Mit viel Genuss, Zeit und Ruhe – um die Stadt wahrzunehmen. Ich bin jemand, der gerne das Leben wahrnimmt. Das heißt, sich ins Café zu setzen und dem Treiben und der Bewegung in der Stadt zuzuschauen. Und vielleicht einen Ausflug in die Weinberge oder zur Marienfestung unternehmen – je nach Laune. Ansonsten auch noch Ausblickspunkte finden: es ist natürlich toll, von der Frankenwarte aus hinüber zum Schützenhof und von dort aus auf die Stadt zu blicken.

Welche Projekte für ein grüneres Würzburg konnten bereits umgesetzt werden?
Bei meinem Einstieg in die Stadtratsarbeit vor zehn Jahren war es mein Projekt, den Klimaschutz als Thema in die Stadtverwaltung hineinzubringen. Dies ist innerhalb weniger Jahre sehr gut gelungen: wir haben jetzt einen Klimafachbereich, einen Klimaschutzbeauftragten, einen Klimaschutzmanager und Sanierungsmanager: allesamt positive Effekte eines Grundsatzbeschlusses zur CO2- Reduktion in der Stadt. Ein weiteres aktuelles Projekt ist die Implementierung von Klimaaspekten in der Bauleitplanung. Das betrifft Fragen wie: Was bedeutet es für das Mikroklima, wie ich ein Gebäude stelle? Darf ich überhaupt ein Gebäude an einen bestimmten Ort stellen, ohne Frischluft- und Kaltluftbezüge in der Stadt zu gefährden? All diese Aspekte sollen künftig berücksichtigt werden.

Welche künftigen Projekte liegen Ihnen besonders am Herzen?
Die Linie 6 habe ich ja schon genannt. Die liegt mir sehr am Herzen und sie ist auf einem guten Weg: Die Planfeststellung soll dieses Jahr erfolgen und ich hoffe, dass wir da sehr schnell in die Ausschreibung und Umsetzung kommen.

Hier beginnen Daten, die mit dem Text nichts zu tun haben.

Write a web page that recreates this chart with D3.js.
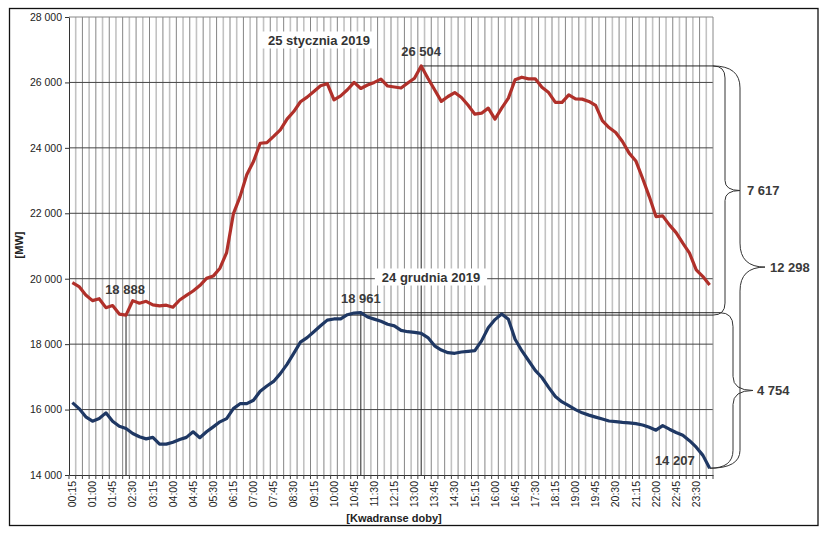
<!DOCTYPE html>
<html>
<head>
<meta charset="utf-8">
<script src="https://cdn.jsdelivr.net/npm/d3@7"></script>
<style>
  body { margin: 0; background: #fff; }
  svg { display: block; font-family: "Liberation Sans", Arial, sans-serif; }
</style>
</head>
<body>
<svg id="chart" width="827" height="537"></svg>
<script>
// quarter-hour categories 00:15 ... 24:00
const times = d3.range(96).map(i => {
  const m = (i + 1) * 15;
  return String(Math.floor(m / 60)).padStart(2, "0") + ":" + String(m % 60).padStart(2, "0");
});

// 25 stycznia 2019 [MW]
const jan25 = [
  19880, 19760, 19500, 19330, 19390, 19115, 19180, 18920, 18888, 19330, 19250, 19310,
  19200, 19170, 19190, 19130, 19350, 19490, 19625, 19790, 20010, 20080, 20320, 20800,
  21980, 22510, 23175, 23580, 24140, 24160, 24350, 24550, 24880, 25110, 25410, 25550,
  25725, 25900, 25960, 25470, 25590, 25775, 26000, 25815, 25920, 26000, 26100, 25890,
  25860, 25830, 25980, 26130, 26504, 26130, 25775, 25420, 25570, 25690, 25540, 25300,
  25030, 25060, 25215, 24880, 25215, 25520, 26080, 26160, 26110, 26110, 25850, 25690,
  25390, 25390, 25620, 25500, 25490, 25420, 25300, 24830, 24620, 24470, 24195, 23840,
  23600, 23070, 22510, 21900, 21920, 21645, 21410, 21085, 20780, 20270, 20065, 19810
];

// 24 grudnia 2019 [MW]
const dec24 = [
  16213, 16030, 15777, 15645, 15725, 15900, 15645, 15490, 15420, 15270, 15170, 15105,
  15150, 14945, 14945, 15000, 15085, 15150, 15320, 15140, 15320, 15470, 15625, 15725,
  16030, 16180, 16180, 16285, 16560, 16720, 16860, 17100, 17380, 17720, 18060, 18200,
  18380, 18560, 18735, 18770, 18775, 18900, 18950, 18961, 18830, 18765, 18700, 18610,
  18560, 18420, 18380, 18360, 18330, 18200, 17950, 17820, 17740, 17720, 17760, 17780,
  17800, 18100, 18500, 18750, 18920, 18760, 18150, 17800, 17500, 17200, 16980, 16680,
  16400, 16235, 16120, 16000, 15900, 15830, 15770, 15710, 15650, 15630, 15610, 15595,
  15570, 15530, 15460, 15370, 15510, 15400, 15300, 15215, 15050, 14850, 14600, 14207
];

const yTicks = [14000, 16000, 18000, 20000, 22000, 24000, 26000, 28000];
const seriesNames = ["25 stycznia 2019", "24 grudnia 2019"];
const diffs = [7617, 12298, 4754];

const fmt = d3.formatLocale({ decimal: ",", thousands: " ", grouping: [3], currency: ["", ""] }).format(",d");

const svg = d3.select("#chart");
const plotL = 69, plotR = 713, plotT = 17, plotB = 475;

const x = d3.scaleBand().domain(times).range([plotL, plotR]);
const xc = i => x(times[i]) + x.bandwidth() / 2;
const y = d3.scaleLinear().domain([14000, 28000]).range([plotB, plotT]);

// outer frame
svg.append("rect")
  .attr("x", 9.5).attr("y", 8.5).attr("width", 808.5).attr("height", 517)
  .attr("fill", "none").attr("stroke", "#111").attr("stroke-width", 1.3);

// vertical grid, one line per quarter
svg.append("g").selectAll("line")
  .data(times.slice(1))
  .join("line")
  .attr("x1", d => x(d)).attr("x2", d => x(d))
  .attr("y1", plotT).attr("y2", plotB)
  .attr("stroke", (d, i) => i % 2 ? "#858585" : "#c2c2c2")
  .attr("stroke-width", (d, i) => i % 2 ? 1 : 1.6);

// horizontal grid
svg.append("g").selectAll("line")
  .data(yTicks.filter(v => v > 14000 && v < 28000))
  .join("line")
  .attr("x1", plotL).attr("x2", plotR)
  .attr("y1", d => y(d)).attr("y2", d => y(d))
  .attr("stroke", "#444");

// plot border top / right
svg.append("line").attr("x1", plotL).attr("x2", plotR).attr("y1", plotT).attr("y2", plotT).attr("stroke", "#888");
svg.append("line").attr("x1", plotR).attr("x2", plotR).attr("y1", plotT).attr("y2", plotB).attr("stroke", "#888");

// annotation points
const redMaxI = d3.maxIndex(jan25), redMinI = d3.minIndex(jan25);
const blueMaxI = d3.maxIndex(dec24), blueEndI = dec24.length - 1;
const yRedMax = y(jan25[redMaxI]), yRedMin = y(jan25[redMinI]);
const yBlueMax = y(dec24[blueMaxI]), yBlueEnd = y(dec24[blueEndI]);
const xEnd = xc(blueEndI);

const ann = svg.append("g").attr("stroke", "#222").attr("stroke-width", 1).attr("fill", "none");
[[redMaxI, yRedMax], [redMinI, yRedMin], [blueMaxI, yBlueMax]].forEach(([i, yy]) => {
  ann.append("line").attr("x1", xc(i)).attr("x2", xc(i)).attr("y1", yy).attr("y2", plotB);
});
ann.append("line").attr("x1", xc(redMaxI)).attr("x2", plotR).attr("y1", yRedMax).attr("y2", yRedMax);
ann.append("line").attr("x1", xc(redMinI)).attr("x2", plotR).attr("y1", yRedMin).attr("y2", yRedMin);
ann.append("line").attr("x1", xc(blueMaxI)).attr("x2", plotR + 7).attr("y1", yBlueMax).attr("y2", yBlueMax);

// curly braces
function bracePath(x1, y1, x2, y2, xv, xt, r1, r2, h) {
  const ym = (y1 + y2) / 2;
  return `M${x1},${y1} Q${xv},${y1} ${xv},${y1 + r1} L${xv},${ym - h} Q${xv},${ym} ${xt},${ym}` +
         ` Q${xv},${ym} ${xv},${ym + h} L${xv},${y2 - r2} Q${xv},${y2} ${x2},${y2}`;
}
const braces = [
  { d: bracePath(plotR, yRedMax, plotR, yRedMin, plotR + 12, plotR + 27, 12, 12, 10), lx: plotR + 34, ly: (yRedMax + yRedMin) / 2 },
  { d: bracePath(plotR, yRedMax, xEnd, yBlueEnd, plotR + 27, plotR + 52, 22, 18, 24), lx: plotR + 57, ly: (yRedMax + yBlueEnd) / 2 },
  { d: bracePath(plotR + 7, yBlueMax, xEnd, yBlueEnd, plotR + 20, plotR + 40, 14, 18, 14), lx: plotR + 44, ly: (yBlueMax + yBlueEnd) / 2 }
];
svg.append("g").selectAll("path")
  .data(braces)
  .join("path")
  .attr("d", d => d.d)
  .attr("fill", "none").attr("stroke", "#333").attr("stroke-width", 1);

// date labels with white boxes
const dateLabels = [
  { text: seriesNames[0], x: 319, y: 40 },
  { text: seriesNames[1], x: 431, y: 277 }
];
dateLabels.forEach(l => {
  const g = svg.append("g");
  const t = g.append("text")
    .attr("x", l.x).attr("y", l.y).attr("text-anchor", "middle").attr("dominant-baseline", "central")
    .attr("font-size", 13).attr("font-weight", "bold").attr("fill", "#333")
    .text(l.text);
  const b = t.node().getBBox();
  g.insert("rect", "text")
    .attr("x", b.x - 7).attr("y", b.y - 1).attr("width", b.width + 14).attr("height", b.height + 2)
    .attr("fill", "#fff");
});

// series lines
const line = d3.line().x((d, i) => xc(i)).y(d => y(d));
svg.append("path").datum(jan25).attr("d", line)
  .attr("fill", "none").attr("stroke", "#b0302a").attr("stroke-width", 3.2).attr("stroke-linejoin", "round");
svg.append("path").datum(dec24).attr("d", line)
  .attr("fill", "none").attr("stroke", "#1f3864").attr("stroke-width", 3.2).attr("stroke-linejoin", "round");

// value labels
const valLabels = [
  { text: fmt(jan25[redMaxI]), x: xc(redMaxI), y: yRedMax - 14, anchor: "middle" },
  { text: fmt(jan25[redMinI]), x: xc(redMinI) - 1, y: yRedMin - 26, anchor: "middle" },
  { text: fmt(dec24[blueMaxI]), x: xc(blueMaxI), y: yBlueMax - 14, anchor: "middle" },
  { text: fmt(dec24[blueEndI]), x: xEnd - 15, y: yBlueEnd - 8, anchor: "end" }
].concat(braces.map((b, i) => ({ text: fmt(diffs[i]), x: b.lx, y: b.ly, anchor: "start" })));

svg.append("g").selectAll("text")
  .data(valLabels)
  .join("text")
  .attr("x", d => d.x).attr("y", d => d.y)
  .attr("text-anchor", d => d.anchor).attr("dominant-baseline", "central")
  .attr("font-size", 13).attr("font-weight", "bold").attr("fill", "#3a3a3a")
  .text(d => d.text);

// y axis
const yAxis = svg.append("g").attr("transform", `translate(${plotL},0)`)
  .call(d3.axisLeft(y).tickValues(yTicks).tickSize(4).tickSizeOuter(0).tickPadding(3).tickFormat(fmt));
yAxis.selectAll("text").attr("font-size", 10.5).attr("fill", "#222").attr("font-family", null);
yAxis.selectAll("line, path").attr("stroke", "#333");

// x axis
const xAxis = svg.append("g").attr("transform", `translate(0,${plotB})`)
  .call(d3.axisBottom(x).tickValues(times.filter((d, i) => i % 3 === 0)).tickSize(0).tickSizeOuter(0));
xAxis.select(".domain").attr("stroke", "#333");
xAxis.selectAll("text")
  .attr("transform", "rotate(-90)")
  .attr("text-anchor", "end")
  .attr("x", -6).attr("y", 0).attr("dy", "0.35em")
  .attr("font-size", 10.5).attr("fill", "#222").attr("font-family", null);

// quarter tick marks
svg.append("g").selectAll("line")
  .data(d3.range(times.length + 1))
  .join("line")
  .attr("x1", i => plotL + i * x.bandwidth()).attr("x2", i => plotL + i * x.bandwidth())
  .attr("y1", plotB).attr("y2", plotB + 4)
  .attr("stroke", "#444");

// axis titles
svg.append("text")
  .attr("transform", "translate(19,245) rotate(-90)")
  .attr("text-anchor", "middle").attr("dominant-baseline", "central")
  .attr("font-size", 11).attr("font-weight", "bold").attr("fill", "#222")
  .text("[MW]");
svg.append("text")
  .attr("x", 394).attr("y", 518)
  .attr("text-anchor", "middle").attr("dominant-baseline", "central")
  .attr("font-size", 11).attr("font-weight", "bold").attr("fill", "#222")
  .text("[Kwadranse doby]");
</script>
</body>
</html>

Ebenso ein wichtiges und auch bereits erfolgreiches Projekt ist es, dass am Hubland so viel begrünte Fläche bestehen bleibt. Die Grünvernetzung in der Stadt wird dadurch gestärkt. Und die Renaturierung von Flüssen ist uns ebenfalls sehr wichtig. In der Pleichach ist die Renaturierung bereits ein Stück vorangekommen, allerdings noch nicht abgeschlossen. So wollen wir Stück für Stück die innerstädtischen Bäche und Erholungsräume angehen.

Was möchten Sie den Würzburgern sonst noch mitteilen?
Seid mutig und bringt euch ein! Ich freue mich über das große Engagement in der Stadt und wünsche mir, dass sich immer wieder Menschen finden, die sich einbringen und Lust auf ehrenamtliches Engagement haben.
Und ganz wichtig in der heutigen Zeit: Schauen Sie genau hin und haben Sie den Mut, die Dinge auszusprechen. Und ich wünsche mir, wie gesagt, dass wir es uns leichter machen und locker miteinander umgehen.